How to remember: put the four actions — update, install, remove, search — on the vertical axis and the distros on the horizontal axis. When you land in a new environment, just read one column of this table.

How do dpkg / rpm relate to all this?

Conclusion: dpkg / rpm are low-level tools that operate directly on a single package file. They do not resolve dependencies, so use a high-level tool (apt / dnf, etc.) when you want dependencies handled automatically.

Use a low-level tool when you want to install a downloaded .deb / .rpm directly.

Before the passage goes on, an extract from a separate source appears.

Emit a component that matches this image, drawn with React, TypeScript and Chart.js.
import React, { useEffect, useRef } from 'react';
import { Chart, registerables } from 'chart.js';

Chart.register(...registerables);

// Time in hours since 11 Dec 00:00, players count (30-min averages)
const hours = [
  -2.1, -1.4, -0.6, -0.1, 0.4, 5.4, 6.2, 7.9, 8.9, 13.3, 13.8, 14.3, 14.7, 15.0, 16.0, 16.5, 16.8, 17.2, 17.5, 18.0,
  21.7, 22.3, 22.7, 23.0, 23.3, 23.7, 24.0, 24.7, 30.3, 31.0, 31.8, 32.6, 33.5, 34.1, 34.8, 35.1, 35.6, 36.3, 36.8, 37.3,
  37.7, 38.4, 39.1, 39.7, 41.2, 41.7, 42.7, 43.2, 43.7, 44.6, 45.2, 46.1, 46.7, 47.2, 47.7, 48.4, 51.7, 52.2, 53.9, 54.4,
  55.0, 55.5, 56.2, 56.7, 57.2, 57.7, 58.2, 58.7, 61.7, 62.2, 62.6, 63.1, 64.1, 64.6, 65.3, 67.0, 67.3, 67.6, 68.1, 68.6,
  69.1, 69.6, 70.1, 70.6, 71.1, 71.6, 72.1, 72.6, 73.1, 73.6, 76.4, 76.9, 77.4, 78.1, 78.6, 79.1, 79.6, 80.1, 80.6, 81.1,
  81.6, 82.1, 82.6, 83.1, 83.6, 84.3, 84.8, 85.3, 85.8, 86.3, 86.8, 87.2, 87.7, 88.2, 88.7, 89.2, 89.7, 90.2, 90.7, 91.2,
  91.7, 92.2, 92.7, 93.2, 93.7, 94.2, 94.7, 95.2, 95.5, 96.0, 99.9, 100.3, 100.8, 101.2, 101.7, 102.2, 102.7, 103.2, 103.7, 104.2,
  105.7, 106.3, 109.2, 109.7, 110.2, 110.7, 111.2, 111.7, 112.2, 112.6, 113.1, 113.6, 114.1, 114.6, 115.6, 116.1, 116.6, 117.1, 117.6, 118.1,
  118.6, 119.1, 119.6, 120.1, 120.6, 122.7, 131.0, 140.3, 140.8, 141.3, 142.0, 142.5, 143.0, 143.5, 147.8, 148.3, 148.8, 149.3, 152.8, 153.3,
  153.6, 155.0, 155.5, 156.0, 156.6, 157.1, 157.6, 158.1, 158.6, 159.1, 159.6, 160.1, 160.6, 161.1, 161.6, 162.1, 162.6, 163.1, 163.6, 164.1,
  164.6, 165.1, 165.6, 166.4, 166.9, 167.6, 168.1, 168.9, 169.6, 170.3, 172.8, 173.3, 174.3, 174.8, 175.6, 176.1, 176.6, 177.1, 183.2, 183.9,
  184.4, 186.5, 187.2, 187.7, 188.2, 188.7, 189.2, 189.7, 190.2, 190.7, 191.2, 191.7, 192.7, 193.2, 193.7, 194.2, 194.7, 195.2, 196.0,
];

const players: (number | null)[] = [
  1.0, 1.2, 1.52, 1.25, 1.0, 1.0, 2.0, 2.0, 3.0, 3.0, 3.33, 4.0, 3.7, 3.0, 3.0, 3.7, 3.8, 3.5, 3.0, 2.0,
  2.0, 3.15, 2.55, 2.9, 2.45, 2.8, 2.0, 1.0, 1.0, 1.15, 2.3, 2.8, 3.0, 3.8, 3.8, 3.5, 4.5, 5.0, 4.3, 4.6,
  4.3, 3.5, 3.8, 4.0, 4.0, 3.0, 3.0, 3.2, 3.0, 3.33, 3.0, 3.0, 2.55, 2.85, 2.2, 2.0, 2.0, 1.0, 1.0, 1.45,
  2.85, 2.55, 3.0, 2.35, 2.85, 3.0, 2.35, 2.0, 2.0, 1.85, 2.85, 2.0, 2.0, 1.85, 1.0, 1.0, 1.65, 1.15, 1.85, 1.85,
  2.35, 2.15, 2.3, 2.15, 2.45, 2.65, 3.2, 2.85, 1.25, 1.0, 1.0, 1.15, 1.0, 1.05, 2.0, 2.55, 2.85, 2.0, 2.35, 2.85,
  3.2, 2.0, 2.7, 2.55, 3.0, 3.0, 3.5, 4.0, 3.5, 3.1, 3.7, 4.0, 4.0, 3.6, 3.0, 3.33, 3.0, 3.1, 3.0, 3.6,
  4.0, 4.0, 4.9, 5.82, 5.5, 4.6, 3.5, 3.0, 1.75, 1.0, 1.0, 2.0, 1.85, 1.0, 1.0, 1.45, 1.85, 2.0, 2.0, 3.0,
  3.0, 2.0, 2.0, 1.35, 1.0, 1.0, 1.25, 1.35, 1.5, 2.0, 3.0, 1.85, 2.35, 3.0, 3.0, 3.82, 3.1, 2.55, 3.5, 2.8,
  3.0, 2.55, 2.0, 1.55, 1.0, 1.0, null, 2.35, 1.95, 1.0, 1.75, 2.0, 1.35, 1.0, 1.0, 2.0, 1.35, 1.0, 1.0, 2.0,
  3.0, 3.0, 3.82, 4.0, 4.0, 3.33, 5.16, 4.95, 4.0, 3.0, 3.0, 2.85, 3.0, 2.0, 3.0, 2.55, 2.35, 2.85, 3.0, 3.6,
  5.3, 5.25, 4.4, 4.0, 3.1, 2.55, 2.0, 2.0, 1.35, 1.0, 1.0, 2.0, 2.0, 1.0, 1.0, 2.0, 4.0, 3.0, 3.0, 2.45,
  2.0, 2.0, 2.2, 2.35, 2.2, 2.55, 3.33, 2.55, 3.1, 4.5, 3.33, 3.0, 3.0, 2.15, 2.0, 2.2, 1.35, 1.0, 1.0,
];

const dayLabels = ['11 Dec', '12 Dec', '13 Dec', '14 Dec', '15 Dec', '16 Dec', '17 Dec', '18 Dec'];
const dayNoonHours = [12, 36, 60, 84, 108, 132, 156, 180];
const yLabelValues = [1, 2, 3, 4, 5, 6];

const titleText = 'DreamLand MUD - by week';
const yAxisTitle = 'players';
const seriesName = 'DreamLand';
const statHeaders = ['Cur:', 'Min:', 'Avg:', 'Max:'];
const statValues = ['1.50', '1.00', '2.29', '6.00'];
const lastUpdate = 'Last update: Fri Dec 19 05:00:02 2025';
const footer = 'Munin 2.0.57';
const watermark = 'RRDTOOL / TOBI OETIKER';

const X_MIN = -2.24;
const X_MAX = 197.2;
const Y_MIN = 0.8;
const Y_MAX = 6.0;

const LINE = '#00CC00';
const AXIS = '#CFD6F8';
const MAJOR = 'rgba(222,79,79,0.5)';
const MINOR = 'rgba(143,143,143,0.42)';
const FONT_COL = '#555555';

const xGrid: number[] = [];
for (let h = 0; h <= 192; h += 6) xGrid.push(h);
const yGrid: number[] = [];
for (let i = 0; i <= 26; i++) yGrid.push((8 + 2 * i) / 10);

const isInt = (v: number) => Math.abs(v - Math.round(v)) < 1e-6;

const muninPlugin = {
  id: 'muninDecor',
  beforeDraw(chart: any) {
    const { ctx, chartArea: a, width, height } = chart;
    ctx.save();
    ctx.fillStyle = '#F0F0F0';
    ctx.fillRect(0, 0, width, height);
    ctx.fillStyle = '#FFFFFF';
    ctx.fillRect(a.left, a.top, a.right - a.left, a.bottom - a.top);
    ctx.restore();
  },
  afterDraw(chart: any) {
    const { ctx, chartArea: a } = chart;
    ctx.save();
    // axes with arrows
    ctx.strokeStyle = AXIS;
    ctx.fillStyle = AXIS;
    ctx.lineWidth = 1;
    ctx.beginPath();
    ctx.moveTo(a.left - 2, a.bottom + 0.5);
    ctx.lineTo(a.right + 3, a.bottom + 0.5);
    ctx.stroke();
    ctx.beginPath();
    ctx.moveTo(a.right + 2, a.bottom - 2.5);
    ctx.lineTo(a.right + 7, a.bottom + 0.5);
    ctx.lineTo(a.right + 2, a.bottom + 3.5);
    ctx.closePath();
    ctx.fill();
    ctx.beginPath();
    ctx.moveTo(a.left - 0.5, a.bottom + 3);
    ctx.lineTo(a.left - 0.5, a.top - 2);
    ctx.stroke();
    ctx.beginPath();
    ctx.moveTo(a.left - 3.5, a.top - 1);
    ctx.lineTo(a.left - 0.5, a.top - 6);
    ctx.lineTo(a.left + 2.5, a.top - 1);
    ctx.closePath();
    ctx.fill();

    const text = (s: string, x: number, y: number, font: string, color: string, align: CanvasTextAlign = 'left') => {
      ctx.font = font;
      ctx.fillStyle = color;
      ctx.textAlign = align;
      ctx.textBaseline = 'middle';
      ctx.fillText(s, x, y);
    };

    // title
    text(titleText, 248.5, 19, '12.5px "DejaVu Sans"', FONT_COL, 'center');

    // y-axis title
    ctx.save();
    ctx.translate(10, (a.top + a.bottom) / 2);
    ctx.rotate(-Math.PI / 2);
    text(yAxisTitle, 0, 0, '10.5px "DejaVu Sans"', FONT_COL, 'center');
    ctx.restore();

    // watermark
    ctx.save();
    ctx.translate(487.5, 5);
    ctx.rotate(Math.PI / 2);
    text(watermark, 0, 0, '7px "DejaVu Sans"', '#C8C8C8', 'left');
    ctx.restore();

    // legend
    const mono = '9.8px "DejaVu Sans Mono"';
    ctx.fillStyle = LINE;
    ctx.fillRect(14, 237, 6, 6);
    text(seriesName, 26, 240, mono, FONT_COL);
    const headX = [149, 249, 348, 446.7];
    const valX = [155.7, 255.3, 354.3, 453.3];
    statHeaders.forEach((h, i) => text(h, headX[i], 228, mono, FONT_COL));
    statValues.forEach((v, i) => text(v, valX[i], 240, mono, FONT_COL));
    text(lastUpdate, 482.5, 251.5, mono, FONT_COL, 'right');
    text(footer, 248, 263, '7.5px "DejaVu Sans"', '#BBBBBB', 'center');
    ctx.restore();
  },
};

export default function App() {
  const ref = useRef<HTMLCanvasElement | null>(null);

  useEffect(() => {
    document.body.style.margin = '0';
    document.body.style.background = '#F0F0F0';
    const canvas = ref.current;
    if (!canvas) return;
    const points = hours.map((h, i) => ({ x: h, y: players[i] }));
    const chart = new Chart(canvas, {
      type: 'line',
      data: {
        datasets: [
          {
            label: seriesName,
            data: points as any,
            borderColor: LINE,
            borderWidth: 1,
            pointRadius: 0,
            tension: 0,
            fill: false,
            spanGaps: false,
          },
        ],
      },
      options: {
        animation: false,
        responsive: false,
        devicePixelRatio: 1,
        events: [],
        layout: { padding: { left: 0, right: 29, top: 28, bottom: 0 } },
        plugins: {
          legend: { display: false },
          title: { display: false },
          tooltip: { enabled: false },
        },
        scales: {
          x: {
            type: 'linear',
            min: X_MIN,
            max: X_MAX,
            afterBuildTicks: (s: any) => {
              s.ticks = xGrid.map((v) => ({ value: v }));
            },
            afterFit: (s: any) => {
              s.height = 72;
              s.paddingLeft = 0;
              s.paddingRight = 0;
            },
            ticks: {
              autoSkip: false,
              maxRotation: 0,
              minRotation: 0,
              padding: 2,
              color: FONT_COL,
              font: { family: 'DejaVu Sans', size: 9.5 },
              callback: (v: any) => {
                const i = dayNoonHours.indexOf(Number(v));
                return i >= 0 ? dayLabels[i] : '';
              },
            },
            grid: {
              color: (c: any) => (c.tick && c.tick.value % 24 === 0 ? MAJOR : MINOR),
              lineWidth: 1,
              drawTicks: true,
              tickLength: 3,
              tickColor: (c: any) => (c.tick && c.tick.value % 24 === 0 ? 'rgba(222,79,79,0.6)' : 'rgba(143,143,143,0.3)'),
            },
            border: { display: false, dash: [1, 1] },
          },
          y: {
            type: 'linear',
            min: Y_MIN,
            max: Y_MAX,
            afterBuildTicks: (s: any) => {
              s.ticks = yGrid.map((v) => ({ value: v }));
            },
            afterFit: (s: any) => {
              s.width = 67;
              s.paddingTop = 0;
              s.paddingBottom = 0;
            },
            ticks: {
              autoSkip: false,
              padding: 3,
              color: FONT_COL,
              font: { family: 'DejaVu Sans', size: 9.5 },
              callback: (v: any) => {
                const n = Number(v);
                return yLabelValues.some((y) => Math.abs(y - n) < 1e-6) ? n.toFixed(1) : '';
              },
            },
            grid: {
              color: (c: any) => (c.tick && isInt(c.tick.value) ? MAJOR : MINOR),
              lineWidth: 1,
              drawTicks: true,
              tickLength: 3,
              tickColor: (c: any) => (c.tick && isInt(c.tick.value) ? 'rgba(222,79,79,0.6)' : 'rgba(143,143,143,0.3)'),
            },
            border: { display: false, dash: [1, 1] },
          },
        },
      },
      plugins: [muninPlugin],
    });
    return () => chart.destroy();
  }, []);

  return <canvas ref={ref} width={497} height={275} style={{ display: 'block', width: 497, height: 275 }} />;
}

# Install a .deb directly (does not resolve dependencies)
$ sudo dpkg -i package.deb

# Install a .rpm directly (does not resolve dependencies)
$ sudo rpm -i package.rpm

Because low-level tools skip dependency resolution, dpkg -i can leave you with missing dependencies. Fix them with sudo apt install -f. Going through the high-level tool is the safe default.

How do you choose and migrate?

Conclusion: You do not really "choose" — the distro decides for you. When migrating, translate commands via the table, and additionally watch out for partial upgrades on rolling distros (Arch / Tumbleweed).

The practical decision points:

  • Server operations: Ubuntu (apt) and the RHEL family (dnf) dominate. If you write Dockerfiles, learn the install syntax for both.
  • Desktop / cutting edge: Arch (pacman) or Fedora (dnf). Get used to the pacman -Syu discipline.
  • Enterprise: the SUSE family (zypper). Mind the difference between zypper dup and update.
  • When migrating: commands map 1:1 via the comparison table. The two things that trip people up are "is the index refresh automatic or manual" and "rolling or fixed release".

First step: identify your distro family (the table in why each differs) and memorize only that column of commands. Look up the other families in the comparison table when you actually need them.